Begin Supplied data

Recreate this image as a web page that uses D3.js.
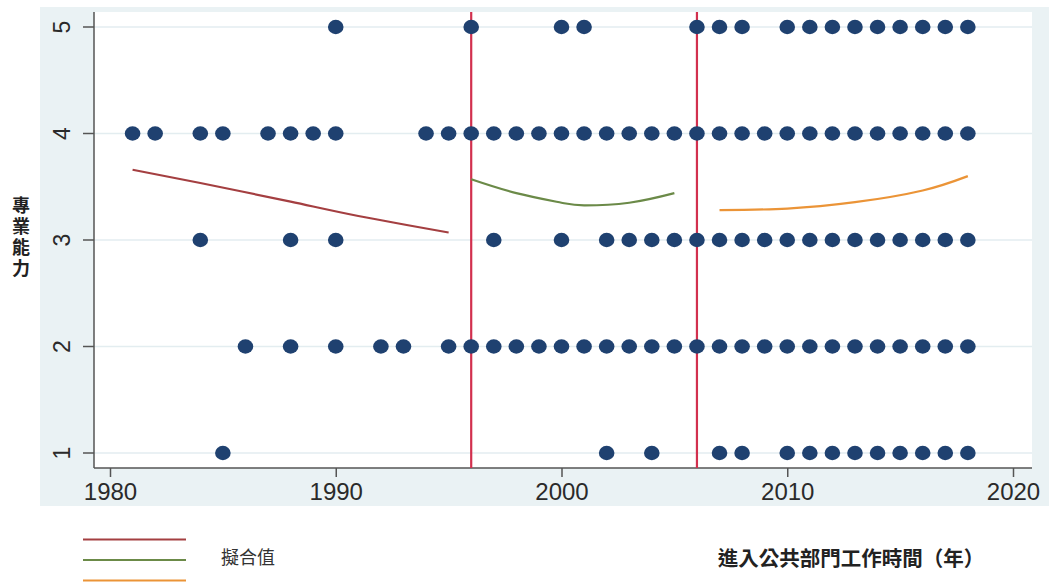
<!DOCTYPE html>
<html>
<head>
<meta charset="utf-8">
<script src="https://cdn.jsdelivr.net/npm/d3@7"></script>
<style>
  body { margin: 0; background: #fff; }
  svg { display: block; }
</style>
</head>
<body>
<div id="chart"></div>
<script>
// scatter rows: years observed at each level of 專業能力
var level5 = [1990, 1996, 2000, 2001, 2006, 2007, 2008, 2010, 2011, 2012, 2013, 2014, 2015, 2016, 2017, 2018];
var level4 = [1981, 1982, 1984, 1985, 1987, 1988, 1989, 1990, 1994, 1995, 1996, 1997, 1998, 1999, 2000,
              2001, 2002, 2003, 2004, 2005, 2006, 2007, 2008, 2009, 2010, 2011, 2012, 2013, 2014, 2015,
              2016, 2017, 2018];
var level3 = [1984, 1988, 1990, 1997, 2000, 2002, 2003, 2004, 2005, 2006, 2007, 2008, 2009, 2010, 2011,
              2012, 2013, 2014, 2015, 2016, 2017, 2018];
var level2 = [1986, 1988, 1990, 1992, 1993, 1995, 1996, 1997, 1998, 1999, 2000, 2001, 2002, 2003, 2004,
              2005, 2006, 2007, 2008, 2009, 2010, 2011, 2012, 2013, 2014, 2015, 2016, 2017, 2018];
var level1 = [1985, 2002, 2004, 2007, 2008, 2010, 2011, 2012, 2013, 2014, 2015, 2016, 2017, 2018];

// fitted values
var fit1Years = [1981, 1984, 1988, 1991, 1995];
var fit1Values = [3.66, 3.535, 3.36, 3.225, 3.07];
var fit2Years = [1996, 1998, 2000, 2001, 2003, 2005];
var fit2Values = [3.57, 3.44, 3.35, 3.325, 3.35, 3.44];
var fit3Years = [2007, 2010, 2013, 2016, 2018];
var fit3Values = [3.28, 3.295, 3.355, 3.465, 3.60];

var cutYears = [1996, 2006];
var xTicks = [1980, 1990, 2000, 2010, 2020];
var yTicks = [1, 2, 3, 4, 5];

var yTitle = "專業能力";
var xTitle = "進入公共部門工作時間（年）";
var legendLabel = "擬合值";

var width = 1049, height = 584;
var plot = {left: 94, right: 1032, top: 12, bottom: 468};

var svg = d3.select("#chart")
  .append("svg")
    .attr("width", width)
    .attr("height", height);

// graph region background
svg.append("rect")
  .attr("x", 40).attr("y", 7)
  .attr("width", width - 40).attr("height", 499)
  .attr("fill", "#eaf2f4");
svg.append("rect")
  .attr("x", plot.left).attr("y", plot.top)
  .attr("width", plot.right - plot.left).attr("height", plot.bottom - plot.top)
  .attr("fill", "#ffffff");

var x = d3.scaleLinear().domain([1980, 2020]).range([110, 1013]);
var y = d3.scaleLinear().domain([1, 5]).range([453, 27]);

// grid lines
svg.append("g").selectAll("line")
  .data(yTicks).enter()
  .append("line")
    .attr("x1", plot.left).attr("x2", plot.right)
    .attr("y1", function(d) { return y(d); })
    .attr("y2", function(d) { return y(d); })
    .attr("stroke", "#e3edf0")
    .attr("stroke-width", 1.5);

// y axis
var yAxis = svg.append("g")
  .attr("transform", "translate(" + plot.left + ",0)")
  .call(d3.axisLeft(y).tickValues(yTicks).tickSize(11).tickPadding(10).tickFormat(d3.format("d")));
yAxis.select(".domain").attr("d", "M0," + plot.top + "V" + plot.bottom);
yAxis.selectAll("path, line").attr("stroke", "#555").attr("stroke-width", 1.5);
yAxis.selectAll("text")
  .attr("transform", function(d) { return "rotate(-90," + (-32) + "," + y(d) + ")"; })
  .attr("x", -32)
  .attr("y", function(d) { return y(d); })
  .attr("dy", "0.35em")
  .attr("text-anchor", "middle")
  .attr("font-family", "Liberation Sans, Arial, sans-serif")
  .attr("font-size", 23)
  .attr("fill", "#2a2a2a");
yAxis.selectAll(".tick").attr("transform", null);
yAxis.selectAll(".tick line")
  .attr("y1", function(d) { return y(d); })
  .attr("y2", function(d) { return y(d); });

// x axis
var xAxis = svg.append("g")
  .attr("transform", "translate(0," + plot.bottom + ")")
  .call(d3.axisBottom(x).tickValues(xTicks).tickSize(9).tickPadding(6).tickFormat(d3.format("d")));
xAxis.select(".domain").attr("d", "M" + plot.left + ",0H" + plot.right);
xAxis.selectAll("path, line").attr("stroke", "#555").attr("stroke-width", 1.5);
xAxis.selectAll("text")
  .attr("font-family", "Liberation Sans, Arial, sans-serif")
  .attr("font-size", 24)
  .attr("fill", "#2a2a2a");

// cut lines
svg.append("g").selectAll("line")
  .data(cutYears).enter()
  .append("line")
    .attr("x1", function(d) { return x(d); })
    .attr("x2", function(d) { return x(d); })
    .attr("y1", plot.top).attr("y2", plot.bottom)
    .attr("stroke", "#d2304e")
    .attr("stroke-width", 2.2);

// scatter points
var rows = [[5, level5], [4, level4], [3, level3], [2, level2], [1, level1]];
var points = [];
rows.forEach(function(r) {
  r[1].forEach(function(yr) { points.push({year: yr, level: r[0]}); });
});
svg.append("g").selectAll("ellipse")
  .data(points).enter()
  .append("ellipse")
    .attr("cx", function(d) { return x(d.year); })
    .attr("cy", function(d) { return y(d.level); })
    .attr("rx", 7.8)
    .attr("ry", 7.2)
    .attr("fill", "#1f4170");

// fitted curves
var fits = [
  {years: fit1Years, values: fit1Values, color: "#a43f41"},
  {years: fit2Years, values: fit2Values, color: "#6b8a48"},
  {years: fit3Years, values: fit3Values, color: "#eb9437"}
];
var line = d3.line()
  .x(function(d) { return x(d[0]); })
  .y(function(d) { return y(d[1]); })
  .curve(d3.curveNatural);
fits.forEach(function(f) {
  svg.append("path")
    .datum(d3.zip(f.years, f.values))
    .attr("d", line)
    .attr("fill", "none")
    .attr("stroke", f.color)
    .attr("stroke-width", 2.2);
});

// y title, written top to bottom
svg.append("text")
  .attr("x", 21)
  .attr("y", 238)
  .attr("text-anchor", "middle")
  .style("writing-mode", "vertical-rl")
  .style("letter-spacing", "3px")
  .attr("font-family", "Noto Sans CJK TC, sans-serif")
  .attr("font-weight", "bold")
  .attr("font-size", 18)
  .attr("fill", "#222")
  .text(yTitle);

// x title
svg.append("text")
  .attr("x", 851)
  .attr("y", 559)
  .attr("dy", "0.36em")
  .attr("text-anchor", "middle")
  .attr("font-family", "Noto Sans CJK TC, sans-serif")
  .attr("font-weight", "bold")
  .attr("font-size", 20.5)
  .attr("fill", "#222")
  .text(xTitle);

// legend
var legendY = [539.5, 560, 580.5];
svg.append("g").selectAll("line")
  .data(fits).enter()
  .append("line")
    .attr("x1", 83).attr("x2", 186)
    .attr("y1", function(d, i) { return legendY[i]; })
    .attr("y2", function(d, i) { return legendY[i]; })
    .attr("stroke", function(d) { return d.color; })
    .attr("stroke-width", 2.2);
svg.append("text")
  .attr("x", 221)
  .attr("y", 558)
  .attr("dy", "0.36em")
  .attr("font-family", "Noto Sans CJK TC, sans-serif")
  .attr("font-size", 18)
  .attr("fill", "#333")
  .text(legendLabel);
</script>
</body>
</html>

End Supplied data

Direction: Print the complete listing exactly as it stands, without its pictures.

Expected output:
Recreate this image as a web page that uses D3.js.
<!DOCTYPE html>
<html>
<head>
<meta charset="utf-8">
<script src="https://cdn.jsdelivr.net/npm/d3@7"></script>
<style>
  body { margin: 0; background: #fff; }
  svg { display: block; }
</style>
</head>
<body>
<div id="chart"></div>
<script>
// scatter rows: years observed at each level of 專業能力
var level5 = [1990, 1996, 2000, 2001, 2006, 2007, 2008, 2010, 2011, 2012, 2013, 2014, 2015, 2016, 2017, 2018];
var level4 = [1981, 1982, 1984, 1985, 1987, 1988, 1989, 1990, 1994, 1995, 1996, 1997, 1998, 1999, 2000,
              2001, 2002, 2003, 2004, 2005, 2006, 2007, 2008, 2009, 2010, 2011, 2012, 2013, 2014, 2015,
              2016, 2017, 2018];
var level3 = [1984, 1988, 1990, 1997, 2000, 2002, 2003, 2004, 2005, 2006, 2007, 2008, 2009, 2010, 2011,
              2012, 2013, 2014, 2015, 2016, 2017, 2018];
var level2 = [1986, 1988, 1990, 1992, 1993, 1995, 1996, 1997, 1998, 1999, 2000, 2001, 2002, 2003, 2004,
              2005, 2006, 2007, 2008, 2009, 2010, 2011, 2012, 2013, 2014, 2015, 2016, 2017, 2018];
var level1 = [1985, 2002, 2004, 2007, 2008, 2010, 2011, 2012, 2013, 2014, 2015, 2016, 2017, 2018];

// fitted values
var fit1Years = [1981, 1984, 1988, 1991, 1995];
var fit1Values = [3.66, 3.535, 3.36, 3.225, 3.07];
var fit2Years = [1996, 1998, 2000, 2001, 2003, 2005];
var fit2Values = [3.57, 3.44, 3.35, 3.325, 3.35, 3.44];
var fit3Years = [2007, 2010, 2013, 2016, 2018];
var fit3Values = [3.28, 3.295, 3.355, 3.465, 3.60];

var cutYears = [1996, 2006];
var xTicks = [1980, 1990, 2000, 2010, 2020];
var yTicks = [1, 2, 3, 4, 5];

var yTitle = "專業能力";
var xTitle = "進入公共部門工作時間（年）";
var legendLabel = "擬合值";

var width = 1049, height = 584;
var plot = {left: 94, right: 1032, top: 12, bottom: 468};

var svg = d3.select("#chart")
  .append("svg")
    .attr("width", width)
    .attr("height", height);

// graph region background
svg.append("rect")
  .attr("x", 40).attr("y", 7)
  .attr("width", width - 40).attr("height", 499)
  .attr("fill", "#eaf2f4");
svg.append("rect")
  .attr("x", plot.left).attr("y", plot.top)
  .attr("width", plot.right - plot.left).attr("height", plot.bottom - plot.top)
  .attr("fill", "#ffffff");

var x = d3.scaleLinear().domain([1980, 2020]).range([110, 1013]);
var y = d3.scaleLinear().domain([1, 5]).range([453, 27]);

// grid lines
svg.append("g").selectAll("line")
  .data(yTicks).enter()
  .append("line")
    .attr("x1", plot.left).attr("x2", plot.right)
    .attr("y1", function(d) { return y(d); })
    .attr("y2", function(d) { return y(d); })
    .attr("stroke", "#e3edf0")
    .attr("stroke-width", 1.5);

// y axis
var yAxis = svg.append("g")
  .attr("transform", "translate(" + plot.left + ",0)")
  .call(d3.axisLeft(y).tickValues(yTicks).tickSize(11).tickPadding(10).tickFormat(d3.format("d")));
yAxis.select(".domain").attr("d", "M0," + plot.top + "V" + plot.bottom);
yAxis.selectAll("path, line").attr("stroke", "#555").attr("stroke-width", 1.5);
yAxis.selectAll("text")
  .attr("transform", function(d) { return "rotate(-90," + (-32) + "," + y(d) + ")"; })
  .attr("x", -32)
  .attr("y", function(d) { return y(d); })
  .attr("dy", "0.35em")
  .attr("text-anchor", "middle")
  .attr("font-family", "Liberation Sans, Arial, sans-serif")
  .attr("font-size", 23)
  .attr("fill", "#2a2a2a");
yAxis.selectAll(".tick").attr("transform", null);
yAxis.selectAll(".tick line")
  .attr("y1", function(d) { return y(d); })
  .attr("y2", function(d) { return y(d); });

// x axis
var xAxis = svg.append("g")
  .attr("transform", "translate(0," + plot.bottom + ")")
  .call(d3.axisBottom(x).tickValues(xTicks).tickSize(9).tickPadding(6).tickFormat(d3.format("d")));
xAxis.select(".domain").attr("d", "M" + plot.left + ",0H" + plot.right);
xAxis.selectAll("path, line").attr("stroke", "#555").attr("stroke-width", 1.5);
xAxis.selectAll("text")
  .attr("font-family", "Liberation Sans, Arial, sans-serif")
  .attr("font-size", 24)
  .attr("fill", "#2a2a2a");

// cut lines
svg.append("g").selectAll("line")
  .data(cutYears).enter()
  .append("line")
    .attr("x1", function(d) { return x(d); })
    .attr("x2", function(d) { return x(d); })
    .attr("y1", plot.top).attr("y2", plot.bottom)
    .attr("stroke", "#d2304e")
    .attr("stroke-width", 2.2);

// scatter points
var rows = [[5, level5], [4, level4], [3, level3], [2, level2], [1, level1]];
var points = [];
rows.forEach(function(r) {
  r[1].forEach(function(yr) { points.push({year: yr, level: r[0]}); });
});
svg.append("g").selectAll("ellipse")
  .data(points).enter()
  .append("ellipse")
    .attr("cx", function(d) { return x(d.year); })
    .attr("cy", function(d) { return y(d.level); })
    .attr("rx", 7.8)
    .attr("ry", 7.2)
    .attr("fill", "#1f4170");

// fitted curves
var fits = [
  {years: fit1Years, values: fit1Values, color: "#a43f41"},
  {years: fit2Years, values: fit2Values, color: "#6b8a48"},
  {years: fit3Years, values: fit3Values, color: "#eb9437"}
];
var line = d3.line()
  .x(function(d) { return x(d[0]); })
  .y(function(d) { return y(d[1]); })
  .curve(d3.curveNatural);
fits.forEach(function(f) {
  svg.append("path")
    .datum(d3.zip(f.years, f.values))
    .attr("d", line)
    .attr("fill", "none")
    .attr("stroke", f.color)
    .attr("stroke-width", 2.2);
});

// y title, written top to bottom
svg.append("text")
  .attr("x", 21)
  .attr("y", 238)
  .attr("text-anchor", "middle")
  .style("writing-mode", "vertical-rl")
  .style("letter-spacing", "3px")
  .attr("font-family", "Noto Sans CJK TC, sans-serif")
  .attr("font-weight", "bold")
  .attr("font-size", 18)
  .attr("fill", "#222")
  .text(yTitle);

// x title
svg.append("text")
  .attr("x", 851)
  .attr("y", 559)
  .attr("dy", "0.36em")
  .attr("text-anchor", "middle")
  .attr("font-family", "Noto Sans CJK TC, sans-serif")
  .attr("font-weight", "bold")
  .attr("font-size", 20.5)
  .attr("fill", "#222")
  .text(xTitle);

// legend
var legendY = [539.5, 560, 580.5];
svg.append("g").selectAll("line")
  .data(fits).enter()
  .append("line")
    .attr("x1", 83).attr("x2", 186)
    .attr("y1", function(d, i) { return legendY[i]; })
    .attr("y2", function(d, i) { return legendY[i]; })
    .attr("stroke", function(d) { return d.color; })
    .attr("stroke-width", 2.2);
svg.append("text")
  .attr("x", 221)
  .attr("y", 558)
  .attr("dy", "0.36em")
  .attr("font-family", "Noto Sans CJK TC, sans-serif")
  .attr("font-size", 18)
  .attr("fill", "#333")
  .text(legendLabel);
</script>
</body>
</html>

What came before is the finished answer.